** START OF Data for this task **

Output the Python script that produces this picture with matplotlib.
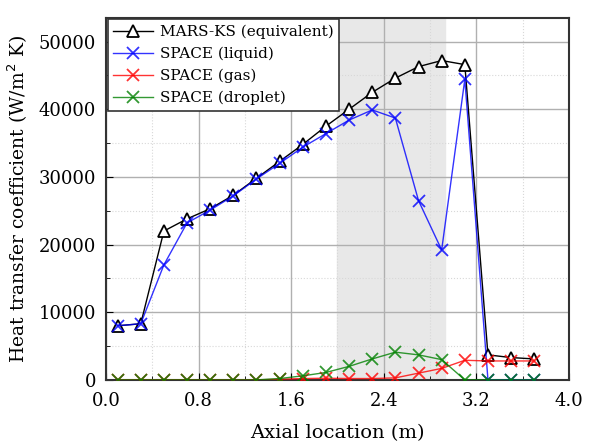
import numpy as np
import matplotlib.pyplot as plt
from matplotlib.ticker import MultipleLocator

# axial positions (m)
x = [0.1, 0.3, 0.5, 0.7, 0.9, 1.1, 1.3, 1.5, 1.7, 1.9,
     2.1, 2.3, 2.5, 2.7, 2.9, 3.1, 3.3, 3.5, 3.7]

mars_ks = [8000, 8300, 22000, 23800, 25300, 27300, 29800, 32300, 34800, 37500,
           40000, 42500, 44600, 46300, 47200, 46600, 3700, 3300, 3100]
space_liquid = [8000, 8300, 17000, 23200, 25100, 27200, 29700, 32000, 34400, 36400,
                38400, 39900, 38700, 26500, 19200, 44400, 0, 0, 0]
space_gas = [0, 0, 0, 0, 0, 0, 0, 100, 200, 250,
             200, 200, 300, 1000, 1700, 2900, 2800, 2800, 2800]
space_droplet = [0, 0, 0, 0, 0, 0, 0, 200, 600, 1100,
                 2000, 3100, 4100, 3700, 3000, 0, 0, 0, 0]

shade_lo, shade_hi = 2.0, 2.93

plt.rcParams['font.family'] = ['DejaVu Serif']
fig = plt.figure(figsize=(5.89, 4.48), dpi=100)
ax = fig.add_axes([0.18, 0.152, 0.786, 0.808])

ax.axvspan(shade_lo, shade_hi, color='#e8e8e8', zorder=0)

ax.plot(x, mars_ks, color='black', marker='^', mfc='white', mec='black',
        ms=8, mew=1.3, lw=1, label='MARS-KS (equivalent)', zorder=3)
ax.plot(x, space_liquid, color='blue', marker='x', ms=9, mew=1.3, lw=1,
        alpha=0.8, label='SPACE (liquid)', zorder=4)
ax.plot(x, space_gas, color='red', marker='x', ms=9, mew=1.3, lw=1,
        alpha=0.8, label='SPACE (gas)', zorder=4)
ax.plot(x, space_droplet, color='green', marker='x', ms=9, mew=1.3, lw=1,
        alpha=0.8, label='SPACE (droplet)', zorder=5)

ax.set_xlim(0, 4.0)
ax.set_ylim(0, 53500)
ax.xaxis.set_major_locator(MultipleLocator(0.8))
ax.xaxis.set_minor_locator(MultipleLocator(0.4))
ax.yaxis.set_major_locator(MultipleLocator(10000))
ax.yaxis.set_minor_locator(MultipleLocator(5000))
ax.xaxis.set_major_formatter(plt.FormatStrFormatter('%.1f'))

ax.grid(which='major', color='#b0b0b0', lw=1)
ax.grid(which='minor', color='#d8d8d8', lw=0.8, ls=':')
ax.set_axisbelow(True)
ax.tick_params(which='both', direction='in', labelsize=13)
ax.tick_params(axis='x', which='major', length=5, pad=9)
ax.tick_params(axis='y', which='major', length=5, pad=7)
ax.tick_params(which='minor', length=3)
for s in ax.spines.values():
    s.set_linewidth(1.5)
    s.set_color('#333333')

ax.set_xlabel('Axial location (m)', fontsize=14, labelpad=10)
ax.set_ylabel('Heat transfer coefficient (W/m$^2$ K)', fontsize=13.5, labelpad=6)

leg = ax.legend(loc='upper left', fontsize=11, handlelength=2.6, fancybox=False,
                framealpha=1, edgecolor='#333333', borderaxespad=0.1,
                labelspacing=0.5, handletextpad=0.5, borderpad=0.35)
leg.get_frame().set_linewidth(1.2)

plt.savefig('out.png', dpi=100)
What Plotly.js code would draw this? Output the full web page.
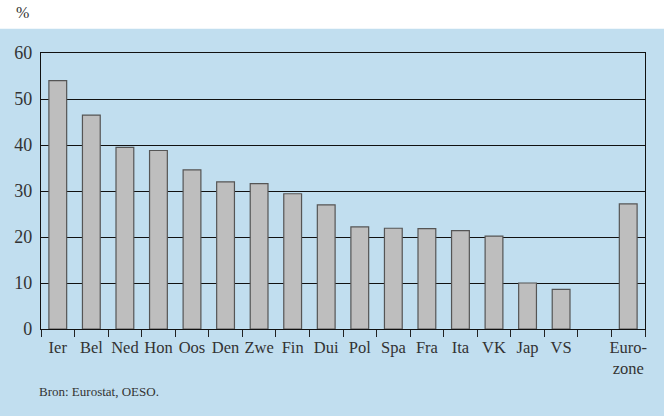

** END OF Data for this task **
** START OF Data for this task **

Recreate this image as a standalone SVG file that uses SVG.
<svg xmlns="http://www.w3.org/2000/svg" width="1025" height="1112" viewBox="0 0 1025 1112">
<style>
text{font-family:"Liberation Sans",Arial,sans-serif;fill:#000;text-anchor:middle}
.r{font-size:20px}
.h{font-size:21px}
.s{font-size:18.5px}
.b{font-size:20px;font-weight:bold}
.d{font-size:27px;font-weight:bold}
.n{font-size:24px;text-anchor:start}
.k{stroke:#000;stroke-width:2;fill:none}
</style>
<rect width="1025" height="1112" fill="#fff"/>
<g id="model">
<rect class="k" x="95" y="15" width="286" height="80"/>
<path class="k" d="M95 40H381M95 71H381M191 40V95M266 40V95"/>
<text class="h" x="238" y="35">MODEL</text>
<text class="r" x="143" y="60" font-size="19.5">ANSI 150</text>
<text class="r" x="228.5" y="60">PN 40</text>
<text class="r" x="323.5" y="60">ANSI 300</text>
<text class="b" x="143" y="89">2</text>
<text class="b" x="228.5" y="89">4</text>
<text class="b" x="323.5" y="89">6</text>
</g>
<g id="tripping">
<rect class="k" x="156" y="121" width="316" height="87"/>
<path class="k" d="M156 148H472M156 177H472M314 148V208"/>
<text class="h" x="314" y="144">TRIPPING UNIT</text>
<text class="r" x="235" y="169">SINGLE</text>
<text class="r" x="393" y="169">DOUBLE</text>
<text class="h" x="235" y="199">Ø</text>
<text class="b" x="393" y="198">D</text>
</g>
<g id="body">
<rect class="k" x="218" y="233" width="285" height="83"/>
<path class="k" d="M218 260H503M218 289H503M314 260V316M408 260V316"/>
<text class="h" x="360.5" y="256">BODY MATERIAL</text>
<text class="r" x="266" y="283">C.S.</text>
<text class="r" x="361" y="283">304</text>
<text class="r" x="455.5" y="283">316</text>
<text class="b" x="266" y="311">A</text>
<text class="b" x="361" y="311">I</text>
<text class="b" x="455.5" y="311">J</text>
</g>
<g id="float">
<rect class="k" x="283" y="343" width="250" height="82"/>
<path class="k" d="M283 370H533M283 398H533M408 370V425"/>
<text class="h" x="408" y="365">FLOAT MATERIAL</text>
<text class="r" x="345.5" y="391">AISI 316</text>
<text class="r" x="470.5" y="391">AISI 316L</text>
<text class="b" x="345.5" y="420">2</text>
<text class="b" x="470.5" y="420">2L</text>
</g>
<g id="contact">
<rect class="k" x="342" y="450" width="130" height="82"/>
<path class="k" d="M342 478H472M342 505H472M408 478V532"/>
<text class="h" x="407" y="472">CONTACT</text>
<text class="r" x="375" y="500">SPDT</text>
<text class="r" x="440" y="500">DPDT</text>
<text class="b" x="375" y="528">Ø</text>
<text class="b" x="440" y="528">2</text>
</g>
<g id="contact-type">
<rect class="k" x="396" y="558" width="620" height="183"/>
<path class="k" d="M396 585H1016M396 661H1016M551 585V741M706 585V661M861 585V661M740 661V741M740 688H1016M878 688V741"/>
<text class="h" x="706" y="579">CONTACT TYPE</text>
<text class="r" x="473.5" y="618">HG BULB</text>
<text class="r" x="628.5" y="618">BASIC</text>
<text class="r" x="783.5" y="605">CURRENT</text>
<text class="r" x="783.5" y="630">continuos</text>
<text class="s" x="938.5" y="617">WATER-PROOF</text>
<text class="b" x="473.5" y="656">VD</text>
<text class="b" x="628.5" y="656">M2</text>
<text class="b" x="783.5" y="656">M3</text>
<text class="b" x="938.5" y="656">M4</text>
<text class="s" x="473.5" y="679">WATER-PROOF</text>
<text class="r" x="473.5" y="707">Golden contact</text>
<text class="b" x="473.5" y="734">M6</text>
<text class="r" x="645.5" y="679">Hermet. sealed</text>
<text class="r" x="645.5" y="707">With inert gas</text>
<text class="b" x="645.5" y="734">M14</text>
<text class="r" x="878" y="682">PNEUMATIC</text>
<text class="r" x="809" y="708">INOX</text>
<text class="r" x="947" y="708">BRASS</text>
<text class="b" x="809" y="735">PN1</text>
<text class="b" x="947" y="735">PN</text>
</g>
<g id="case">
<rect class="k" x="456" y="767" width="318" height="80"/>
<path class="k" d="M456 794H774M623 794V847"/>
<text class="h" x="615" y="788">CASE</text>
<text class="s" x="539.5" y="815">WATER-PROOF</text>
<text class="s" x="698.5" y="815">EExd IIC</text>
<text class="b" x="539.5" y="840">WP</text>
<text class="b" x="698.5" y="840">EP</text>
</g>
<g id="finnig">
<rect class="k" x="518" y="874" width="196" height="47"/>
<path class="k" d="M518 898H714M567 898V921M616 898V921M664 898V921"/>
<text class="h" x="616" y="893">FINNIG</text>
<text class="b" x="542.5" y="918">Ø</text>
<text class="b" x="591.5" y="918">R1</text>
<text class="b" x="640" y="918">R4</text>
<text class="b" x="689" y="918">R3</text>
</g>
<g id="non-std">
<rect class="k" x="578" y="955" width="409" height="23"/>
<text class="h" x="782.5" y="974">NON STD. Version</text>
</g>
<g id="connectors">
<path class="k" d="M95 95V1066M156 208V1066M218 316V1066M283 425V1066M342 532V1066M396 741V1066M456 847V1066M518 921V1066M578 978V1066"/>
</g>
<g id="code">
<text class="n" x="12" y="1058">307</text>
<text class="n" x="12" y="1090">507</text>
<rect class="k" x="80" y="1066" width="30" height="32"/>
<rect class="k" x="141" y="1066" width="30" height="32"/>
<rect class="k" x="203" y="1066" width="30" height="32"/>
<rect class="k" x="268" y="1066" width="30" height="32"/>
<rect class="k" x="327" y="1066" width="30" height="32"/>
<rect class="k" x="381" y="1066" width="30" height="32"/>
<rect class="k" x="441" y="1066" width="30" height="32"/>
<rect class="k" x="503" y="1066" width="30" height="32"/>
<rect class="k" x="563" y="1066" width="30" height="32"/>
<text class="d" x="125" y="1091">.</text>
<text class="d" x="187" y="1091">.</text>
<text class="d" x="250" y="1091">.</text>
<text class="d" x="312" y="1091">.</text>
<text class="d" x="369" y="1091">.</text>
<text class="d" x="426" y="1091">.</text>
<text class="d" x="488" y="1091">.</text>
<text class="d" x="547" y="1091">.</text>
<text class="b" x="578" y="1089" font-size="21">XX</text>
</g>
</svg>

** END OF Data for this task **

• Instructions to follow:
Copy out, exactly, every line from the one that contains "Output the Python" through the one that contains "ax.axvspan(shade_lo, shade_hi, color='#e8e8e8', zorder=0)". Pictures stay out of the copy.

• Written solution:
Output the Python script that produces this picture with matplotlib.
import numpy as np
import matplotlib.pyplot as plt
from matplotlib.ticker import MultipleLocator

# axial positions (m)
x = [0.1, 0.3, 0.5, 0.7, 0.9, 1.1, 1.3, 1.5, 1.7, 1.9,
     2.1, 2.3, 2.5, 2.7, 2.9, 3.1, 3.3, 3.5, 3.7]

mars_ks = [8000, 8300, 22000, 23800, 25300, 27300, 29800, 32300, 34800, 37500,
           40000, 42500, 44600, 46300, 47200, 46600, 3700, 3300, 3100]
space_liquid = [8000, 8300, 17000, 23200, 25100, 27200, 29700, 32000, 34400, 36400,
                38400, 39900, 38700, 26500, 19200, 44400, 0, 0, 0]
space_gas = [0, 0, 0, 0, 0, 0, 0, 100, 200, 250,
             200, 200, 300, 1000, 1700, 2900, 2800, 2800, 2800]
space_droplet = [0, 0, 0, 0, 0, 0, 0, 200, 600, 1100,
                 2000, 3100, 4100, 3700, 3000, 0, 0, 0, 0]

shade_lo, shade_hi = 2.0, 2.93

plt.rcParams['font.family'] = ['DejaVu Serif']
fig = plt.figure(figsize=(5.89, 4.48), dpi=100)
ax = fig.add_axes([0.18, 0.152, 0.786, 0.808])

ax.axvspan(shade_lo, shade_hi, color='#e8e8e8', zorder=0)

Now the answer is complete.